Cette troisième catégorie est une sorte d’engagement politique qu’on peut accepter ou refuser, mais on ne peut en aucun cas la qualifier de « normalisation », surtout si ce terme sert à accuser de collaborer avec l’autre côté aux dépens du peuple palestinien. La deuxième approche consiste à rapprocher des familles endeuillées pour soigner leurs blessures. En tant que telle, elle peut contribuer à créer davantage de compréhension entre des gens issus des deux peuples, qui, à leur tour, aideront à bâtir la paix entre les gens et non plus seulement entre les dirigeants.

La première approche est celle qui a suscité le plus de critiques.
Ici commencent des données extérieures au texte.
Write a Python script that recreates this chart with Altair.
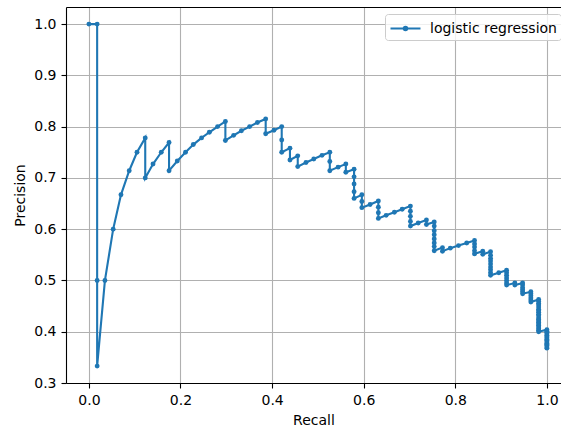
import altair as alt
import pandas as pd

# Precision-recall curve points (in drawing order)
recall = [
    0.000,
    0.018, 0.018, 0.018,
    0.035, 0.053, 0.070, 0.088, 0.105,
    0.123, 0.123,
    0.140, 0.158,
    0.175, 0.175,
    0.193, 0.211, 0.228, 0.246, 0.263, 0.281,
    0.298, 0.298,
    0.316, 0.333, 0.351, 0.368,
    0.386, 0.386,
    0.404,
    0.421, 0.421, 0.421,
    0.439, 0.439,
    0.456, 0.456,
    0.474, 0.491, 0.509,
    0.526, 0.526, 0.526,
    0.544,
    0.561, 0.561,
    0.579, 0.579, 0.579, 0.579, 0.579,
    0.596, 0.596, 0.596,
    0.614,
    0.632, 0.632, 0.632, 0.632,
    0.649, 0.667, 0.684,
    0.702, 0.702, 0.702, 0.702, 0.702,
    0.719,
    0.737, 0.737,
    0.754, 0.754, 0.754, 0.754, 0.754, 0.754, 0.754, 0.754,
    0.772, 0.772,
    0.789, 0.807, 0.825,
    0.842, 0.842, 0.842, 0.842, 0.842,
    0.860, 0.860,
    0.877, 0.877, 0.877, 0.877, 0.877, 0.877, 0.877, 0.877, 0.877,
    0.895,
    0.912, 0.912, 0.912, 0.912, 0.912, 0.912, 0.912,
    0.930, 0.930,
    0.947, 0.947, 0.947, 0.947, 0.947, 0.947,
    0.965, 0.965, 0.965, 0.965, 0.965, 0.965,
    0.982, 0.982, 0.982, 0.982, 0.982, 0.982, 0.982, 0.982, 0.982, 0.982,
    0.982, 0.982, 0.982, 0.982, 0.982, 0.982, 0.982, 0.982, 0.982, 0.982,
    1.000, 1.000, 1.000, 1.000, 1.000, 1.000, 1.000, 1.000, 1.000, 1.000,
    1.000, 1.000, 1.000, 1.000, 1.000,
]
precision = [
    1.000,
    1.000, 0.500, 0.333,
    0.500, 0.600, 0.667, 0.714, 0.750,
    0.778, 0.700,
    0.727, 0.750,
    0.769, 0.714,
    0.733, 0.750, 0.765, 0.778, 0.789, 0.800,
    0.810, 0.773,
    0.783, 0.792, 0.800, 0.808,
    0.815, 0.786,
    0.793,
    0.800, 0.774, 0.750,
    0.758, 0.735,
    0.743, 0.722,
    0.730, 0.737, 0.744,
    0.750, 0.732, 0.714,
    0.721,
    0.727, 0.711,
    0.717, 0.702, 0.688, 0.673, 0.660,
    0.667, 0.654, 0.642,
    0.648,
    0.655, 0.643, 0.632, 0.621,
    0.627, 0.633, 0.639,
    0.645, 0.635, 0.625, 0.615, 0.606,
    0.612,
    0.618, 0.609,
    0.614, 0.606, 0.597, 0.589, 0.581, 0.573, 0.566, 0.558,
    0.564, 0.557,
    0.563, 0.568, 0.573,
    0.578, 0.571, 0.565, 0.558, 0.552,
    0.557, 0.551,
    0.556, 0.549, 0.543, 0.538, 0.532, 0.526, 0.521, 0.515, 0.510,
    0.515,
    0.520, 0.515, 0.510, 0.505, 0.500, 0.495, 0.491,
    0.495, 0.491,
    0.495, 0.491, 0.486, 0.482, 0.478, 0.474,
    0.478, 0.474, 0.470, 0.466, 0.462, 0.458,
    0.463, 0.459, 0.455, 0.452, 0.448, 0.444, 0.441, 0.438, 0.434, 0.431,
    0.427, 0.424, 0.421, 0.418, 0.415, 0.412, 0.409, 0.406, 0.403, 0.400,
    0.404, 0.401, 0.399, 0.396, 0.393, 0.390, 0.388, 0.385, 0.383, 0.380,
    0.377, 0.375, 0.373, 0.370, 0.368,
]
series_name = "logistic regression"
x_ticks = [0.0, 0.2, 0.4, 0.6, 0.8, 1.0]
y_ticks = [0.3, 0.4, 0.5, 0.6, 0.7, 0.8, 0.9, 1.0]

df = pd.DataFrame({"recall": recall, "precision": precision})
df["series"] = series_name
df["step"] = list(range(len(df)))

FONT = "DejaVu Sans"
BLUE = "#1f77b4"

x_scale = alt.Scale(domain=[-0.05, 1.0308], nice=False, zero=False)
y_scale = alt.Scale(domain=[0.3, 1.0333], nice=False, zero=False)

legend_path = ("M-1,0L2.333,0 "
               "M0.861,0A0.194,0.194,0,1,1,0.473,0A0.194,0.194,0,1,1,0.861,0 "
               "M0.745,0A0.078,0.078,0,1,1,0.589,0A0.078,0.078,0,1,1,0.745,0")

curve = alt.Chart(df).mark_line(
    strokeWidth=2.1,
    point=alt.OverlayMarkDef(filled=True, size=24, color=BLUE),
).encode(
    x=alt.X("recall:Q", scale=x_scale,
            axis=alt.Axis(values=x_ticks, format=".1f", title="Recall", grid=True)),
    y=alt.Y("precision:Q", scale=y_scale,
            axis=alt.Axis(values=y_ticks, format=".1f", title="Precision", grid=True)),
    order=alt.Order("step:Q"),
    color=alt.Color(
        "series:N",
        scale=alt.Scale(range=[BLUE]),
        legend=alt.Legend(
            title=None, orient="none", legendX=319, legendY=7,
            symbolType=legend_path, symbolSize=324, symbolStrokeWidth=2.1,
            symbolStrokeColor=BLUE, symbolFillColor=BLUE,
            labelFont=FONT, labelFontSize=14, labelColor="black", labelOffset=20,
            padding=4, fillColor="rgba(255,255,255,0.8)", strokeColor="#cccccc",
            cornerRadius=3,
        ),
    ),
)

top_spine = alt.Chart(df).mark_point(opacity=0).encode(
    x=alt.X("recall:Q", scale=x_scale,
            axis=alt.Axis(orient="top", labels=False, ticks=False, grid=False,
                          title=None, domain=True)),
)

chart = alt.layer(curve, top_spine).resolve_axis(x="independent").properties(
    width=495, height=376,
    autosize=alt.AutoSizeParams(type="none"),
    padding={"left": 66, "top": 7, "right": 0, "bottom": 47},
).configure_view(stroke=None).configure_axis(
    labelFont=FONT, labelFontSize=14, labelColor="black",
    titleFont=FONT, titleFontSize=14, titleColor="black", titleFontWeight="normal",
    domainColor="black", domainWidth=1.1,
    tickColor="black", tickWidth=1.1, tickSize=5, labelPadding=5,
    gridColor="#b0b0b0", gridWidth=1.1, gridOpacity=1,
    titlePadding=6,
)

chart.save("out.html", embed_options={"renderer": "svg", "actions": False})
La critique la plus communément exprimée est que des projets de cette sorte créent une fausse image de relations « normales » (différente de la normalisation définie plus haut), comme s’il n’y avait ni occupants ni occupés, et comme si les deux côtés étaient en quelque sorte sur un pied d’égalité. Beaucoup de ces critiques ont d’ailleurs été formulées par les initiateurs de ces projets eux-mêmes, qui se sont fixé pour but de modifier les projets futurs afin de ne jamais biaiser la réalité, mais plutôt de travailler dans le contexte de cette réalité pour une solution qui ne soit aux dépens ni de l’un ni de l’autre des côtés.

Au-delà de la rhétorique politique et des accusations, la plupart des Palestiniens qui s’engagent dans des projets communs le font parce qu’ils sont persuadés qu’il s’agit d’une manière de parvenir à la solution de deux Etats. Et ils considèrent également que l’autre côté croit sincèrement à la même chose. Par conséquent, ils ont le sentiment que le fait de boycotter ou d’éviter de travailler avec ces groupes israélo-palestiniens nuit à la solution de deux Etats.

Il ne s’agit pas ici de dire que les relations entre les deux côtés sont faciles. Les Palestiniens engagés dans ces projets sont des patriotes, comme le sont les Israéliens. Souvent, cela crée de fortes tensions avant que les deux groupes trouvent un quelconque terrain d’entente.

Malgré ces difficultés, cette approche demeure une voie vers la solution de deux Etats. Le problème n’est pas que ces actions communes existent, mais qu’il n’en existe pas assez pour véritablement peser dans la balance.